Deux statuts sont reconnus pour le travailleur : salarié ou indépendant. Mais en remettant au goût du jour le travail payé à la tâche du XIXe siècle, les plateformes numériques ont réactivé le spectre de la fin du salariat. Celui-ci a beau être très largement majoritaire dans le pays, la constante dégradation des emplois inquiète. Désormais, aux temps partiels et contrats courts contraints s'ajoute un microentreprenariat contraint massif.
Pour le gouvernement, l'objectif est double : ne pas entraver l'activité économique des plateformes, dont les services sont appréciés des consommateurs, et protéger leurs travailleurs qui vivent souvent dans une grande précarité.

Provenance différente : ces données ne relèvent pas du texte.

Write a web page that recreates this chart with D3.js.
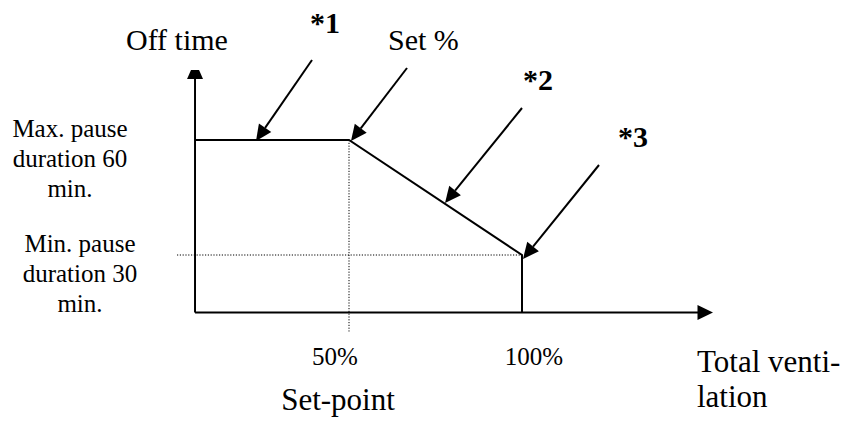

Le soin de trouver cette solution médiane a été confié à la mission Frouin.
Jean-Yves Frouin en convient : « Les travailleurs qui se connectent aux plateformes […] sont en réalité privés dans leur activité des prérogatives essentielles à leur indépendance. Ils ne choisissent ni le client ni les conditions d'exécution de la prestation. » Pour autant, le magistrat écarte la piste de la reconnaissance du salariat et celle de la création d'un tiers statut entre le salarié et l'indépendant.
La première était exclue par le gouvernement qui suggérait plutôt la seconde. Frouin préconise le « recours » par ces travailleurs « à un tiers pour les salarier », une entreprise de portage salarial ou une coopérative d'activité et d'emploi (CAE). Ils bénéficieraient ainsi des avantages qui leur font défaut (régime général de la Sécurité sociale, assurance chômage, accès facilité au logement…), tout en continuant à toucher un pourcentage sur leurs courses.
Bref, une usine à gaz qui permet aux plateformes d'échapper à leur responsabilité sociale et n'apaise en rien les inquiétudes sur l'avenir du travail. La mission Frouin avait d'ailleurs comme autre objet d'explorer « l'opportunité d'instaurer un socle de droits communs à l'ensemble des travailleurs » à l'ère du numérique, précise le magistrat. Détricoter les droits demeure une tentation bien vivace.